● **Directive**:
Narrow the data below down to the lines containing "React".

+-------+

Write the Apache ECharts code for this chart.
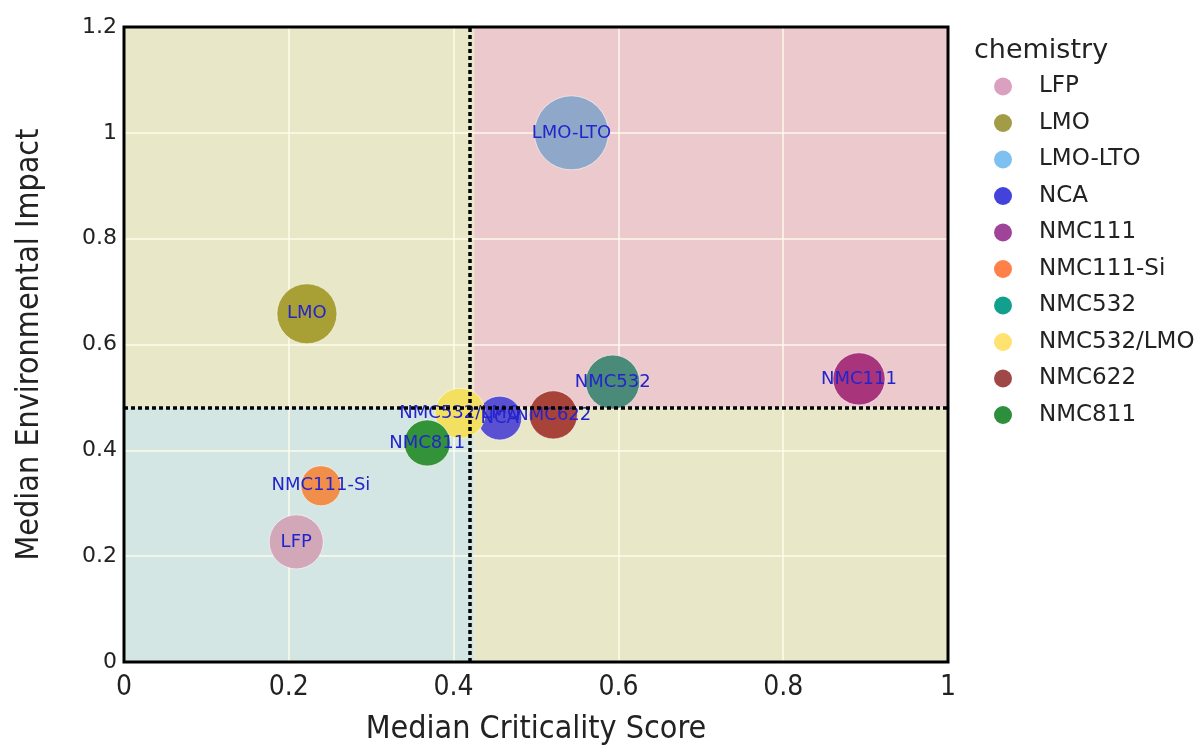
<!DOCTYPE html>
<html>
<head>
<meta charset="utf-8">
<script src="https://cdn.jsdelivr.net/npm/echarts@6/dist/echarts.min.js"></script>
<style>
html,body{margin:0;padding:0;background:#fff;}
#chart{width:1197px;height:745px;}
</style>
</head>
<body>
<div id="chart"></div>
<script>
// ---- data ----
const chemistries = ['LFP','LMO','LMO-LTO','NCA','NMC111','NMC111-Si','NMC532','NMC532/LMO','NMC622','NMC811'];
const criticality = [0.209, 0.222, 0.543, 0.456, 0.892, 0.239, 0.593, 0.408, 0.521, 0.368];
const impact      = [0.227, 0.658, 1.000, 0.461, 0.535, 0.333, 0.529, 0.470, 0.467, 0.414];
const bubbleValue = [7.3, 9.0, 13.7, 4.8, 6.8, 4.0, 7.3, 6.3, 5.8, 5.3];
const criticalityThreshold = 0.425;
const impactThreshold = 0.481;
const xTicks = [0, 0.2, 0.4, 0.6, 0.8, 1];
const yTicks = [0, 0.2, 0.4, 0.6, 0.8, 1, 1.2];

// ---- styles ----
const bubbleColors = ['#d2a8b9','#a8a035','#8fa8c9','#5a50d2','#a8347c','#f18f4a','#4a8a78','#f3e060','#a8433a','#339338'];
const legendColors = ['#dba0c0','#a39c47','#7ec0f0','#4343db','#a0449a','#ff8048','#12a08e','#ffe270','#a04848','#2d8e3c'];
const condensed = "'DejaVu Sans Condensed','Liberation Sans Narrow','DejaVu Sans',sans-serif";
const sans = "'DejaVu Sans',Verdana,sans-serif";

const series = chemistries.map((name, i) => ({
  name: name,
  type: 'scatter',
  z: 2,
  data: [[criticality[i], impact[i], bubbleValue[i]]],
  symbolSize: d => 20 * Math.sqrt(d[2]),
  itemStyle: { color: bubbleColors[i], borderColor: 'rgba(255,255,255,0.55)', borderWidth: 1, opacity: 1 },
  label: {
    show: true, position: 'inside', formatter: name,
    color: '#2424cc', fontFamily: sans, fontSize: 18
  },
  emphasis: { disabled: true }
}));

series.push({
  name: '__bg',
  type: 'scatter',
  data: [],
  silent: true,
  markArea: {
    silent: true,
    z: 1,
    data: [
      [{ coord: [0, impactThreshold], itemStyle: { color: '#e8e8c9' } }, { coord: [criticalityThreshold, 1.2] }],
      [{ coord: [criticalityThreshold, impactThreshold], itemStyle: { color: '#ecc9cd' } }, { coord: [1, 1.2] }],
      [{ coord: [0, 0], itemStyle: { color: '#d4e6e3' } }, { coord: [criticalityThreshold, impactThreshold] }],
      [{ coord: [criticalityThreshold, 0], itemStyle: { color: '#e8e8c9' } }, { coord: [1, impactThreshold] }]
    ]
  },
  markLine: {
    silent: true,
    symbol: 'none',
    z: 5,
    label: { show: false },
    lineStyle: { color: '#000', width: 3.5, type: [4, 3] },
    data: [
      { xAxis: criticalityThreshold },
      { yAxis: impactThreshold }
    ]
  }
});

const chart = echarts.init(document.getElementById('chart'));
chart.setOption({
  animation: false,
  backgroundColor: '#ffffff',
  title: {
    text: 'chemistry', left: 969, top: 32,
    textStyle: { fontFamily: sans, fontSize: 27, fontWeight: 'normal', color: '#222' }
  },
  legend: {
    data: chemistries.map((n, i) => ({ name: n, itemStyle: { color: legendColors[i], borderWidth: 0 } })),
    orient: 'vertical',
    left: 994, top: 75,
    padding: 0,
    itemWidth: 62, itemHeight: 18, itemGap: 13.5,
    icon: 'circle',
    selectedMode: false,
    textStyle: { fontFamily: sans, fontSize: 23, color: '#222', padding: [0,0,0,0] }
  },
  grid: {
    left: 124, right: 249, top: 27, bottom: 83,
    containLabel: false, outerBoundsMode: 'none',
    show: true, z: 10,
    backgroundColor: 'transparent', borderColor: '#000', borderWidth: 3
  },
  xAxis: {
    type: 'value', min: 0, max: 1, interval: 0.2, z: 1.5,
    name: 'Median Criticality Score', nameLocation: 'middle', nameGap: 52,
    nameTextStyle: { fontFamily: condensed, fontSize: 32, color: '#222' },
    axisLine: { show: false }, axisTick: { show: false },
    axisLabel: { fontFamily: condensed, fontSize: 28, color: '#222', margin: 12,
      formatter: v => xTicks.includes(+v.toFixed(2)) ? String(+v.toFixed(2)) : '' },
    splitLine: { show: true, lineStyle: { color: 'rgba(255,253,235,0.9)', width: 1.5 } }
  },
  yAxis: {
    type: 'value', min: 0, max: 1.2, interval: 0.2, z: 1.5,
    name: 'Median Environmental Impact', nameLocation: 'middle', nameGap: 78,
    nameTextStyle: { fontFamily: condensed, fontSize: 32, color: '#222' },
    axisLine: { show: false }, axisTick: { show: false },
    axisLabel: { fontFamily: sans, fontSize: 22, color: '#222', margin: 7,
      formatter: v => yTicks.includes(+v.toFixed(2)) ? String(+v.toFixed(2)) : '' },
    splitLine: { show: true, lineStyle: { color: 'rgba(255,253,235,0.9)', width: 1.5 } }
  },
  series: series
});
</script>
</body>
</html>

+-------+

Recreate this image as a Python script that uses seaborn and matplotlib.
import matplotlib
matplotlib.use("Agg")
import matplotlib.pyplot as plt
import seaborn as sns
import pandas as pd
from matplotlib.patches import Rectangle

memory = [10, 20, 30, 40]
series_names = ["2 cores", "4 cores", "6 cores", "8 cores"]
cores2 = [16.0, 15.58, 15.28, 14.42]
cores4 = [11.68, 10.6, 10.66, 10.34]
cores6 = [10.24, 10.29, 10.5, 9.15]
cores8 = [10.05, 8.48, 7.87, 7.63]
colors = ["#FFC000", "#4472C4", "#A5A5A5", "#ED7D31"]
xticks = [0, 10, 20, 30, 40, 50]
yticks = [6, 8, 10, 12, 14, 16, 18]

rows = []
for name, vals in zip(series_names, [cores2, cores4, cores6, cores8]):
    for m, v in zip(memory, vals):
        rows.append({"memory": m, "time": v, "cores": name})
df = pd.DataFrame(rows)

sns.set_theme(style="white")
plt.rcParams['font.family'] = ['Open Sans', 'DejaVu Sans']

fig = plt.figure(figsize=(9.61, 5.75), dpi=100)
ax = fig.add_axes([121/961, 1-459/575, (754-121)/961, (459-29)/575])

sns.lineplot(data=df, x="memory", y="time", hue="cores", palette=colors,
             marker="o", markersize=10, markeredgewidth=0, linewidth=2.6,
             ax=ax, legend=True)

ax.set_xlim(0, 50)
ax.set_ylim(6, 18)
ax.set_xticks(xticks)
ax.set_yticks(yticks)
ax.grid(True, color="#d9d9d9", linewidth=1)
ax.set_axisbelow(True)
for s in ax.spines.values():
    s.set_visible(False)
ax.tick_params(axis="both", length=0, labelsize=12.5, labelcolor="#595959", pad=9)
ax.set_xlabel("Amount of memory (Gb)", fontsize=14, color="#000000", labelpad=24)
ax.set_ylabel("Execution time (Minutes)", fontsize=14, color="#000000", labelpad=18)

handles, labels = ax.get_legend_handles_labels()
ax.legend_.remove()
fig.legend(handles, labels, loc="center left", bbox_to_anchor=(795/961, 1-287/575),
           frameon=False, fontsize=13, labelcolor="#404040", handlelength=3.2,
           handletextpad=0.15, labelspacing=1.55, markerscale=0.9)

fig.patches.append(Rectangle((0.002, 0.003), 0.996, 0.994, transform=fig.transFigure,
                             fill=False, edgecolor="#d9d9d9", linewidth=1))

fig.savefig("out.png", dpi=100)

+-------+

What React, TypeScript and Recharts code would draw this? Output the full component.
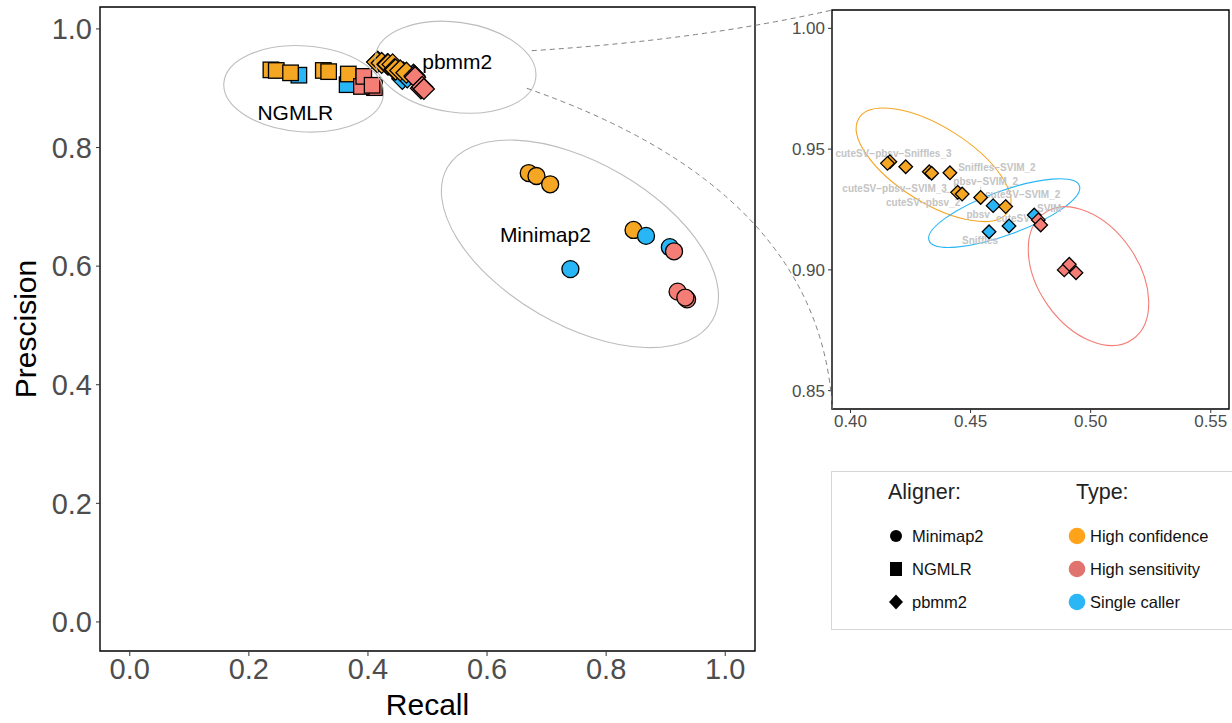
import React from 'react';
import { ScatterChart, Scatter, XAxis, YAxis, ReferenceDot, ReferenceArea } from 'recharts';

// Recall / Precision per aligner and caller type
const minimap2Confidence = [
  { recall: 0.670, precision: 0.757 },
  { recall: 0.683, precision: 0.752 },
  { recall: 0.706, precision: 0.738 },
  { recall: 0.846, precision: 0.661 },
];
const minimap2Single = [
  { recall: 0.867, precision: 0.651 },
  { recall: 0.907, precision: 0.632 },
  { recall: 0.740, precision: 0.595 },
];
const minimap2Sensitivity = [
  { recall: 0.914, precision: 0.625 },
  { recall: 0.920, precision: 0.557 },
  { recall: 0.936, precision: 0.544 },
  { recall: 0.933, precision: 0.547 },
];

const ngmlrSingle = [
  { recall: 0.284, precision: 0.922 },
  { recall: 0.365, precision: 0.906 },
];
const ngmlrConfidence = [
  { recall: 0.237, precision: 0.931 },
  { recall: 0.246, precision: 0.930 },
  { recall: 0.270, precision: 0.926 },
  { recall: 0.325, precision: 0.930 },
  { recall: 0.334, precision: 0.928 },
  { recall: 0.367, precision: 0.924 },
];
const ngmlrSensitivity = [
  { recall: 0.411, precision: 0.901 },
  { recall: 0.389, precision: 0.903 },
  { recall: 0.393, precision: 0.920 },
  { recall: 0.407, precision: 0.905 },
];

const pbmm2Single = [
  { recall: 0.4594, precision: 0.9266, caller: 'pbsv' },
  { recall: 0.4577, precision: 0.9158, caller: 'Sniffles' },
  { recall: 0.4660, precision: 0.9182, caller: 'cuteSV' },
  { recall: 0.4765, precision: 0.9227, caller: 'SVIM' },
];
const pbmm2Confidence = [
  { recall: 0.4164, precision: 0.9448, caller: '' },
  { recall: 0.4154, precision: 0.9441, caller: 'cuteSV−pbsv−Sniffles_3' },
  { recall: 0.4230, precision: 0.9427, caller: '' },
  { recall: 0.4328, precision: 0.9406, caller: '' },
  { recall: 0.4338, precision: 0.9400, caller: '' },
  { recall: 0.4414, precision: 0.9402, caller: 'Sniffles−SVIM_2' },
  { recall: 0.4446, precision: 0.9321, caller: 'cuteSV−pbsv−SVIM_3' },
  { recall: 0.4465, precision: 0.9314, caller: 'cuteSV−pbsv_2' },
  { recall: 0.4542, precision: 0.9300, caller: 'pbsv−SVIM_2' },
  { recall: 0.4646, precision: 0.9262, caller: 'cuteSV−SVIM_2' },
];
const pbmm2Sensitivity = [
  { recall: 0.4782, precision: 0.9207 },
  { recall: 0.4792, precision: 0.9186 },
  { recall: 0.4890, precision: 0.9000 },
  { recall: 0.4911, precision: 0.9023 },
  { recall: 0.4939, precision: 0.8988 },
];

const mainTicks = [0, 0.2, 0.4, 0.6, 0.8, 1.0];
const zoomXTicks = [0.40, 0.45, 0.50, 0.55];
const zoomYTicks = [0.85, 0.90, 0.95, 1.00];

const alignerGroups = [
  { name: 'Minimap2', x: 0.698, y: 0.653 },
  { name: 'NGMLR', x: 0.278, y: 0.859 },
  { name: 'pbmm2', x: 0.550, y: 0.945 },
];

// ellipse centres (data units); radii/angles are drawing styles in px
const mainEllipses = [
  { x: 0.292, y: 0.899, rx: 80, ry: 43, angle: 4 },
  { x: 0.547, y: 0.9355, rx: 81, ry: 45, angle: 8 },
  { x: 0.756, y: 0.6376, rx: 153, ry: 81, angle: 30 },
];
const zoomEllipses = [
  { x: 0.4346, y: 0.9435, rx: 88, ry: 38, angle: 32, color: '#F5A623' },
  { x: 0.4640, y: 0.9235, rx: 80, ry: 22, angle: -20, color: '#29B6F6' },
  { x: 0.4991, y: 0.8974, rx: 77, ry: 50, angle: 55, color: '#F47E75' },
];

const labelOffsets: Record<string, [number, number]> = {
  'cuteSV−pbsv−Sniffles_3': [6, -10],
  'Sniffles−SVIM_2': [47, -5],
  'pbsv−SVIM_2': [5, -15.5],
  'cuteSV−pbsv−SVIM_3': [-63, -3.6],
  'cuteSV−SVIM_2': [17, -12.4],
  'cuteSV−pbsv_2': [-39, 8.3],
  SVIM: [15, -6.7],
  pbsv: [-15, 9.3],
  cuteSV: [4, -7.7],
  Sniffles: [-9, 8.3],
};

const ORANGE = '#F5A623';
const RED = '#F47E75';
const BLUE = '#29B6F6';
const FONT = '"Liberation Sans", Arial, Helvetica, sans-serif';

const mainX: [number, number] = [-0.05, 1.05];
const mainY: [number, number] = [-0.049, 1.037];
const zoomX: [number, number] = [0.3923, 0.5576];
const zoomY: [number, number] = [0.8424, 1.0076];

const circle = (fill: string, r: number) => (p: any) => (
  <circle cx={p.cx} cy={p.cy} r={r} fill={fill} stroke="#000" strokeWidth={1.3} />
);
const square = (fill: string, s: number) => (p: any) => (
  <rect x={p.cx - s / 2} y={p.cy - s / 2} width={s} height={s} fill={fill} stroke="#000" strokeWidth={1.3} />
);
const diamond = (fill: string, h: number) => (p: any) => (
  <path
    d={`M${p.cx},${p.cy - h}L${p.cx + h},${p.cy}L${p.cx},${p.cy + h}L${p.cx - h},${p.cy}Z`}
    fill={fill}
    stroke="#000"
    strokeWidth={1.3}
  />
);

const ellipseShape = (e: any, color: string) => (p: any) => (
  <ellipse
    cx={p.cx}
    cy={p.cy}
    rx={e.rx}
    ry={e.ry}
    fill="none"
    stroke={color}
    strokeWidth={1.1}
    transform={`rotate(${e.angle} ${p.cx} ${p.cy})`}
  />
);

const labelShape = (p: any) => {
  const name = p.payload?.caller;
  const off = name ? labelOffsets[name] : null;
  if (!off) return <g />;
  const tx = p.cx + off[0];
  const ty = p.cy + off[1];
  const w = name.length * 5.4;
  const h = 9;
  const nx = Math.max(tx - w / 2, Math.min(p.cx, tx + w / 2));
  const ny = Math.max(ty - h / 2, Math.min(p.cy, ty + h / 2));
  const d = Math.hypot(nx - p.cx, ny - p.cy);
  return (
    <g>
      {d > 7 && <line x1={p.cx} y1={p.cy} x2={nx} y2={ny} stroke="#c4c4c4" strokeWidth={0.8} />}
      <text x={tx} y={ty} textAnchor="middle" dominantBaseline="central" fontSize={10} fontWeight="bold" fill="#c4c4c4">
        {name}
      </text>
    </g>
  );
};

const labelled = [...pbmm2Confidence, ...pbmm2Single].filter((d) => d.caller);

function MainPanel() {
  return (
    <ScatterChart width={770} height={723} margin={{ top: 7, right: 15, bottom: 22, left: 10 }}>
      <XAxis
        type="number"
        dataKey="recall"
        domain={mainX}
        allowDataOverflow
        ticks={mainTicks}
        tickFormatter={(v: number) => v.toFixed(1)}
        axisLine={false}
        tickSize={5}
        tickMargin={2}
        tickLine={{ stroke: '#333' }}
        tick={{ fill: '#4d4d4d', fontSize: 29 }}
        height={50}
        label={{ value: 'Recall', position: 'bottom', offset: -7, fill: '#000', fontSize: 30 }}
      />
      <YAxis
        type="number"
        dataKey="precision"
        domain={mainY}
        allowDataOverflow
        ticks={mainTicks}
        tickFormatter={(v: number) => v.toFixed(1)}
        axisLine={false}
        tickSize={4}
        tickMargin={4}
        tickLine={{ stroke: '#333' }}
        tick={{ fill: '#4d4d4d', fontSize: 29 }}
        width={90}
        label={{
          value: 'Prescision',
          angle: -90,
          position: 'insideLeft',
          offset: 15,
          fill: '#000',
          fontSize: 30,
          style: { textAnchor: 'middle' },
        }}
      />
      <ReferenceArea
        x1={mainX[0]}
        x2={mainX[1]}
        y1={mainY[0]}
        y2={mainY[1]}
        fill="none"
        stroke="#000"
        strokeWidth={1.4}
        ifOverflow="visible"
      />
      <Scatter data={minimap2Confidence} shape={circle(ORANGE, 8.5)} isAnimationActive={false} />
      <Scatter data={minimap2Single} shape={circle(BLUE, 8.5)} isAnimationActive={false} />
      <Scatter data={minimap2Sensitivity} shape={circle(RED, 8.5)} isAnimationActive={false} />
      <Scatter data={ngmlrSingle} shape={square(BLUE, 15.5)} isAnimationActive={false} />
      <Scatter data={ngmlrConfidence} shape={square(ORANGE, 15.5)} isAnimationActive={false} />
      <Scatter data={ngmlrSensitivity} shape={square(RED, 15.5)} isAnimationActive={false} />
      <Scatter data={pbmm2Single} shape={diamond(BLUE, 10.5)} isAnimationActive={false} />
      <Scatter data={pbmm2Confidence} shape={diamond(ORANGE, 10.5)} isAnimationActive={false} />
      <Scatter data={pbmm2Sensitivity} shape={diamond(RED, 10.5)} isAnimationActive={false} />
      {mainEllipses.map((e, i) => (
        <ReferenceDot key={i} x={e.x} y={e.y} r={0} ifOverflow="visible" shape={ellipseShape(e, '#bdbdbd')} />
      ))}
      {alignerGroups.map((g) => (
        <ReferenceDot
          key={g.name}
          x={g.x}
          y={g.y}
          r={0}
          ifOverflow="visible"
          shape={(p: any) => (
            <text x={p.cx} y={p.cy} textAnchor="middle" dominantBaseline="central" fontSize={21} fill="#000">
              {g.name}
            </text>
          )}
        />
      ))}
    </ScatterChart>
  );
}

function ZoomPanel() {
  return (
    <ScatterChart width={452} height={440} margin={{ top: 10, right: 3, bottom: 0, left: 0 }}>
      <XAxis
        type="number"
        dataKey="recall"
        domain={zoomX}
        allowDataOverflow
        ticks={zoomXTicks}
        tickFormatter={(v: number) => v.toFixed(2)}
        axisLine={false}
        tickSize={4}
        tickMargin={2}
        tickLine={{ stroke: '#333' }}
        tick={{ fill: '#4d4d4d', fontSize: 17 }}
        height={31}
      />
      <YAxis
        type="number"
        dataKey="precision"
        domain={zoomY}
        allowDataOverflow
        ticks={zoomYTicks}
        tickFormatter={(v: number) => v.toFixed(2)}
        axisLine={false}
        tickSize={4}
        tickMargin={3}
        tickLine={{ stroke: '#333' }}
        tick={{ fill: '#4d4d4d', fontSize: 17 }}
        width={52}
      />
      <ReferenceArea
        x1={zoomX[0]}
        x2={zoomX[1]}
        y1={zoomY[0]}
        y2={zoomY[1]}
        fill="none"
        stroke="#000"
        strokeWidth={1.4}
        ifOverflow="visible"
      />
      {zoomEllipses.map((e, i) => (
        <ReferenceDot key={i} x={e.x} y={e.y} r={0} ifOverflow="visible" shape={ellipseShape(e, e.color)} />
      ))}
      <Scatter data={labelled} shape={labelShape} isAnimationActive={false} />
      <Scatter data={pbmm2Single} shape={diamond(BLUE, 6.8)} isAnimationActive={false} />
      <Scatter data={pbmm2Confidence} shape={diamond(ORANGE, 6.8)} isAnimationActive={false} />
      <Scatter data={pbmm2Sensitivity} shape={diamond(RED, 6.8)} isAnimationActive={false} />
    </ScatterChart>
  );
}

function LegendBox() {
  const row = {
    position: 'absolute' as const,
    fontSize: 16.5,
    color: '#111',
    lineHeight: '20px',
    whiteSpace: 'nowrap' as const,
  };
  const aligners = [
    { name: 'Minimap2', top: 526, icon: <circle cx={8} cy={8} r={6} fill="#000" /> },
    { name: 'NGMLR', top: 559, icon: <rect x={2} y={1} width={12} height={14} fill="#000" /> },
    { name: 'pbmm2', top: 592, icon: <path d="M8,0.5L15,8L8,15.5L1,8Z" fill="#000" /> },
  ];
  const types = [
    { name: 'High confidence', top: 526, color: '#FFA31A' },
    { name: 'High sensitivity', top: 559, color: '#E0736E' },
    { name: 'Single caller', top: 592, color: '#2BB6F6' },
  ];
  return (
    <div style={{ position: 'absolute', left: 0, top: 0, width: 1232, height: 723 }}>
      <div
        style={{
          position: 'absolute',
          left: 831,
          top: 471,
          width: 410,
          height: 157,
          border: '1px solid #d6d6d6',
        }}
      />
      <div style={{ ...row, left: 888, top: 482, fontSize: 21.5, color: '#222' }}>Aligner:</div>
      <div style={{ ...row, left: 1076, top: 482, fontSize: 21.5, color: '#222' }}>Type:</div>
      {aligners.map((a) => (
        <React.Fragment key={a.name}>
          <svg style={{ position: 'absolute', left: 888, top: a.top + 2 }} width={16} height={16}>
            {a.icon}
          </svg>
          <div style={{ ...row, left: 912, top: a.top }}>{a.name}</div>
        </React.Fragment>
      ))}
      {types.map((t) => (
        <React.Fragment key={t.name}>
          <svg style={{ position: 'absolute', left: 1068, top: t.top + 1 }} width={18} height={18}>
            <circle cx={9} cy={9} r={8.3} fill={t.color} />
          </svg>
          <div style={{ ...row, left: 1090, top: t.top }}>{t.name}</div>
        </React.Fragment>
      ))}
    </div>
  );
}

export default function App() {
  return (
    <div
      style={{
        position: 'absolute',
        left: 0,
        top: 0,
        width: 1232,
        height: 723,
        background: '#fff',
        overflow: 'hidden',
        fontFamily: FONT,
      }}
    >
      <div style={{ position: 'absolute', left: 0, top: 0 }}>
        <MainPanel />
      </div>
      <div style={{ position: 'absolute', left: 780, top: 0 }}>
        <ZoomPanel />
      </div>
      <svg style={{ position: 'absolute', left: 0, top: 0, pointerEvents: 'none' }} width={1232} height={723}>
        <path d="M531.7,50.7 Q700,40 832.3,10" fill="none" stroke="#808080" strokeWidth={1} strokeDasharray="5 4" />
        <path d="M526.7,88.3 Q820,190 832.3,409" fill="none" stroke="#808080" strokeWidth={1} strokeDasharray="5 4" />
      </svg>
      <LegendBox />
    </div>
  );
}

+-------+

● **Task result**:
What React, TypeScript and Recharts code would draw this? Output the full component.
import React from 'react';
        <React.Fragment key={a.name}>
        </React.Fragment>
        <React.Fragment key={t.name}>
        </React.Fragment>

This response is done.